His record has been pretty good by that standard. The Eagles have been in the postseason in 12 of the 21 seasons he has owned the team, but the big prize is still out there. Getting from good to great is still the challenge.

Lurie is 63 now, not the young whiz-kid owner any longer. He has gone through divorce, both personally and professionally. Not achieving a championship with his upstairs-downstairs tag team of Joe Banner and Andy Reid wasn't just a disappointment. In the end, it was a shock that took several seasons too long to recognize.

Now, he is all-in with Chip Kelly and the new culture of the Eagles. But culture is trumped by talent, and Lurie sees the same problems you do.

"It was three obvious things during the season," Lurie said. "Turnovers, number one. You can't be a Super Bowl team and lead the league in turnovers. Then, red-zone offense in the beginning, especially hearkening back to San Francisco and Arizona. We had a chance to have the best record in the NFL at that point, and it would have given us a cushion. Thirdly, giving up the big play on defense. We have a great front seven and outstanding overall improved defense, except giving up the big ball. You can't do it."

Kelly has a five-year contract with the team. Two of those are gone now, and while he has put the Eagles back in the conversation, the work that remains is the hardest. Lurie's assessment, broken down, is that the Eagles need an elite quarterback who won't turn over the ball, a running game that remains effective in the red zone, and a radical improvement in the defensive backfield.
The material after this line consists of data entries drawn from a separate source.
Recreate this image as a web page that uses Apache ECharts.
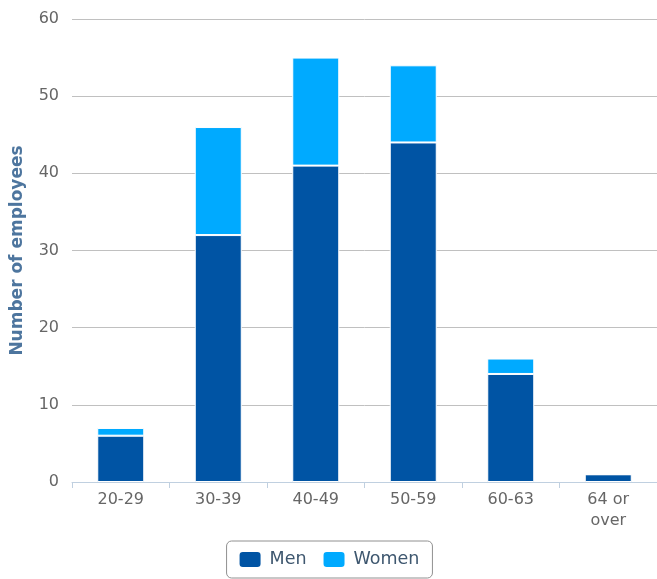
<!DOCTYPE html>
<html>
<head>
<meta charset="utf-8">
<script src="https://cdn.jsdelivr.net/npm/echarts@6/dist/echarts.min.js"></script>
<style>html,body{margin:0;padding:0;background:#fff}#c{width:657px;height:579px}</style>
</head>
<body>
<div id="c"></div>
<script>
const categories = ['20-29', '30-39', '40-49', '50-59', '60-63', '64 or\nover'];
const men = [6, 32, 41, 44, 14, 1];
const women = [1, 14, 14, 10, 2, 0];
const yTicks = { min: 0, max: 60, interval: 10 };

const chart = echarts.init(document.getElementById('c'), null, { renderer: 'canvas' });
const font = 'Verdana, "DejaVu Sans", sans-serif';
chart.setOption({
  animation: false,
  textStyle: { fontFamily: font },
  grid: { left: 72, right: 0, top: 19, bottom: 97, containLabel: false, outerBoundsMode: 'none' },
  legend: {
    data: ['Men', 'Women'],
    left: 'center',
    top: 541,
    padding: [9, 13, 9, 11],
    itemGap: 15,
    itemWidth: 23,
    itemHeight: 17,
    borderColor: '#909090',
    borderWidth: 1,
    borderRadius: 5,
    icon: 'roundRect',
    textStyle: { color: '#3E576F', fontSize: 17.5, fontFamily: font, padding: [0, 0, 0, 3] }
  },
  xAxis: {
    type: 'category',
    data: categories,
    axisLine: { lineStyle: { color: '#C0D0E0', width: 1 } },
    axisTick: { show: true, length: 6, lineStyle: { color: '#C0D0E0' } },
    axisLabel: { color: '#666', fontSize: 16, margin: 7, lineHeight: 21, fontFamily: font }
  },
  yAxis: {
    type: 'value',
    min: yTicks.min, max: yTicks.max, interval: yTicks.interval,
    name: 'Number of employees',
    nameLocation: 'middle',
    nameGap: 46,
    nameTextStyle: { color: '#4D759E', fontWeight: 'bold', fontSize: 17, fontFamily: font },
    axisLine: { show: false },
    axisTick: { show: false },
    axisLabel: { color: '#666', fontSize: 16, margin: 13, fontFamily: font },
    splitLine: { lineStyle: { color: '#C0C0C0', width: 1 } }
  },
  series: [
    {
      name: 'Men', type: 'bar', stack: 'a', data: men, barWidth: 47,
      itemStyle: { color: '#0054A4', borderColor: '#fff', borderWidth: 1 }
    },
    {
      name: 'Women', type: 'bar', stack: 'a', data: women, barWidth: 47,
      itemStyle: { color: '#00AAFF', borderColor: '#fff', borderWidth: 1 }
    }
  ]
});
</script>
</body>
</html>
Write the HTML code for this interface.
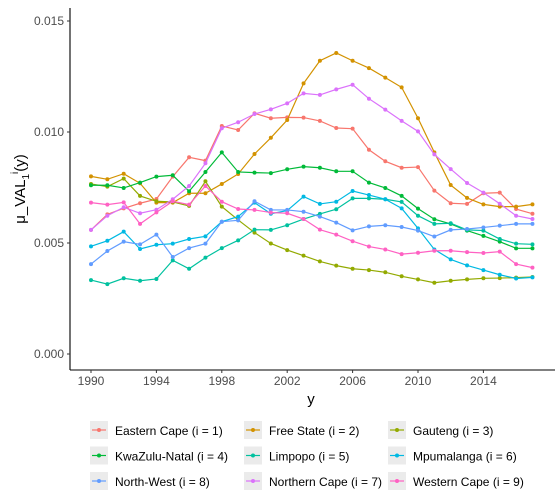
<!DOCTYPE html>
<html><head><meta charset="utf-8"><style>
body{margin:0;background:#fff;}
svg{display:block;font-family:"Liberation Sans",sans-serif;}
</style></head><body>
<svg id="chart" width="560" height="500" xmlns="http://www.w3.org/2000/svg"></svg>
<script>
const years = [1990,1991,1992,1993,1994,1995,1996,1997,1998,1999,2000,2001,2002,2003,2004,2005,2006,2007,2008,2009,2010,2011,2012,2013,2014,2015,2016,2017];
const seriesNames = ["Eastern Cape (i = 1)","Free State (i = 2)","Gauteng (i = 3)","KwaZulu-Natal (i = 4)","Limpopo (i = 5)","Mpumalanga (i = 6)","North-West (i = 8)","Northern Cape (i = 7)","Western Cape (i = 9)"];
const easternCape = [0.00559,0.00629,0.00656,0.00679,0.00698,0.00799,0.00886,0.00871,0.01027,0.01009,0.01084,0.01062,0.01066,0.01065,0.0105,0.01018,0.01015,0.0092,0.00868,0.00839,0.00842,0.00736,0.00679,0.00676,0.00724,0.00727,0.00653,0.00632];
const freeState = [0.0080,0.00787,0.00812,0.00769,0.00682,0.00682,0.00724,0.00724,0.00766,0.00811,0.00901,0.00974,0.01054,0.01219,0.01321,0.01356,0.01321,0.01288,0.01245,0.01201,0.01062,0.00908,0.00761,0.00703,0.00674,0.00664,0.00664,0.00674];
const gauteng = [0.00766,0.00754,0.0079,0.00712,0.00688,0.00685,0.00667,0.00778,0.00664,0.00604,0.00547,0.00498,0.00468,0.00443,0.00417,0.00398,0.00384,0.00378,0.00368,0.0035,0.00336,0.00321,0.0033,0.00336,0.00341,0.00342,0.00344,0.00347];
const kwazuluNatal = [0.0076,0.0076,0.00748,0.00772,0.00799,0.00805,0.00733,0.0082,0.00908,0.0082,0.00817,0.00815,0.00832,0.00844,0.00839,0.00823,0.00823,0.00772,0.00748,0.00712,0.00655,0.00607,0.00586,0.00556,0.00532,0.00506,0.00476,0.00476];
const limpopo = [0.00333,0.00315,0.00341,0.0033,0.00338,0.00422,0.00384,0.00434,0.00477,0.00512,0.0056,0.00559,0.0058,0.00608,0.00631,0.00652,0.00701,0.00701,0.00697,0.00685,0.00623,0.00586,0.00589,0.00559,0.00556,0.00518,0.00497,0.00494];
const mpumalanga = [0.00485,0.0051,0.00551,0.00473,0.00492,0.00497,0.00518,0.0053,0.00596,0.00619,0.00682,0.00632,0.00646,0.00709,0.00676,0.00686,0.00734,0.00716,0.00697,0.00656,0.00566,0.00471,0.00426,0.00399,0.00378,0.00357,0.0034,0.00345];
const northWest = [0.00405,0.00464,0.00506,0.00494,0.00538,0.00437,0.00477,0.00497,0.00596,0.00602,0.00688,0.00649,0.00649,0.00641,0.00619,0.00592,0.00557,0.00575,0.0058,0.00572,0.00556,0.00529,0.00559,0.00563,0.0057,0.00578,0.00586,0.00586];
const northernCape = [0.00559,0.00623,0.00661,0.00634,0.0065,0.00697,0.00757,0.00859,0.01017,0.01044,0.01081,0.01102,0.01129,0.01174,0.01167,0.01192,0.01213,0.0115,0.01101,0.0105,0.01003,0.00899,0.00833,0.0077,0.00727,0.00677,0.00623,0.00608];
const westernCape = [0.00682,0.00673,0.00683,0.00586,0.00638,0.00688,0.00673,0.00757,0.00686,0.00653,0.00649,0.00637,0.00634,0.00608,0.0056,0.00538,0.00508,0.00484,0.00471,0.0045,0.00456,0.00465,0.00465,0.00459,0.00455,0.00461,0.00405,0.00389];
const yTicks = [0,0.005,0.010,0.015];
const yTickLabels = ["0.000","0.005","0.010","0.015"];
const xTicks = [1990,1994,1998,2002,2006,2010,2014];

const allSeries = [easternCape,freeState,gauteng,kwazuluNatal,limpopo,mpumalanga,northWest,northernCape,westernCape];
const colors = ["#F8766D","#D39200","#93AA00","#00BA38","#00C19F","#00B9E3","#619CFF","#DB72FB","#FF61C3"];
const slugs = ["eastern-cape","free-state","gauteng","kwazulu-natal","limpopo","mpumalanga","north-west","northern-cape","western-cape"];
const NS="http://www.w3.org/2000/svg";
const svg=document.getElementById('chart');
const X=v=>91+(v-1990)*16.35;
const Y=v=>354-v*(111/0.005);
function mk(tag,attrs,parent){const e=document.createElementNS(NS,tag);for(const k in attrs)e.setAttribute(k,attrs[k]);(parent||svg).appendChild(e);return e;}

let ax=mk('line',{x1:70,y1:8,x2:70,y2:370,stroke:'#000','stroke-width':1.1});


ax=mk('line',{x1:70,y1:370,x2:555,y2:370,stroke:'#000','stroke-width':1.1});


yTicks.forEach((t,i)=>{
  mk('line',{x1:67,x2:70,y1:Y(t),y2:Y(t),stroke:'#333'});
  const tx=mk('text',{x:64,y:Y(t)+4,'text-anchor':'end','font-size':12,fill:'#4d4d4d'});
  tx.textContent=yTickLabels[i];
  
  
});
xTicks.forEach(t=>{
  mk('line',{x1:X(t),x2:X(t),y1:370,y2:373,stroke:'#333'});
  const tx=mk('text',{x:X(t),y:385,'text-anchor':'middle','font-size':12,fill:'#4d4d4d'});
  tx.textContent=t;
  
  
});
let t=mk('text',{x:311,y:404,'text-anchor':'middle','font-size':15,fill:'#000'});
t.textContent='y';


t=mk('text',{transform:'translate(25,189) rotate(-90)','text-anchor':'middle','font-size':15,fill:'#000'});
t.innerHTML='μ_VAL<tspan font-size="10" dy="4">1</tspan><tspan font-size="10" dy="-11">i</tspan><tspan dy="7">(y)</tspan>';



allSeries.forEach((s,k)=>{
  const g=mk('g',{});
  
  
  const pl=mk('polyline',{points:s.map((v,i)=>X(years[i])+','+Y(v)).join(' '),fill:'none',stroke:colors[k],'stroke-width':1.2},g);
  
  
  s.forEach((v,i)=>{
    const c=mk('circle',{cx:X(years[i]),cy:Y(v),r:2,fill:colors[k]},g);
    
    
  });
});

const colX=[90,244,388];
seriesNames.forEach((n,k)=>{
  const col=k%3,row=Math.floor(k/3);
  const x=colX[col],y=421+row*25.5;
  const g=mk('g',{});
  
  
  mk('rect',{x:x,y:y,width:18,height:18,fill:'#ebebeb'},g);
  mk('line',{x1:x+2,x2:x+16,y1:y+9,y2:y+9,stroke:colors[k],'stroke-width':1.2},g);
  mk('circle',{cx:x+9,cy:y+9,r:2,fill:colors[k]},g);
  const tx=mk('text',{x:x+25,y:y+14,'font-size':12,fill:'#000'},g);
  tx.textContent=n;
});
</script>
</body></html>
Nick Foles and Mark Sanchez combined to account almost equally for 27 of the team's 36 turnovers. Was the drop-off for Foles from the previous season an aberration? Hard to say, but because of his injury, the team will probably have to spend another season while it finds out. That will be season three of five for Kelly, and, yes, it goes quickly.

As for the running game, LeSean McCoy gained 1,319 yards and gained a lot of them behind a patched-together offensive line. Near the goal line, however, McCoy's penchant for dancing around rather than dashing forward meant that Kelly rarely called his number there. He scored five touchdowns all season. Only his rookie season of 2009 produced fewer. If McCoy stays, he will account for nearly $10 million of the salary cap. It's not a certainty he will return.

The defensive backfield is an obvious weakness, and it wouldn't be surprising to see three new starters in 2015 among the four positions. Given the limitations of the players, defensive coordinator Bill Davis might have tried a split-safety alignment more often to give cornerbacks Cary Williams and Bradley Fletcher additional help.

But as much as Lurie likes the front seven, Davis felt the help had to go there, especially to aid the outside linebackers in their pass coverage. That left the corners exposed and, man, did they get exposed. It was also a case of making the players match the scheme instead of the other way around, and that rarely works.

"We have a better picture now of exactly where we need to upgrade," Lurie said. "There's a clear path to improving the team and getting better, and it's an upward path."

Well, not this season it wasn't. This was a flat line compared to 2013, and a season that left as many questions as it answered. It didn't look that way when December began, and when the prospect of a win to cap off the season sounded like the most exciting, unbelievable of outcomes.

It turned out, however, that the Eagles had an even more unbelievable ending in store.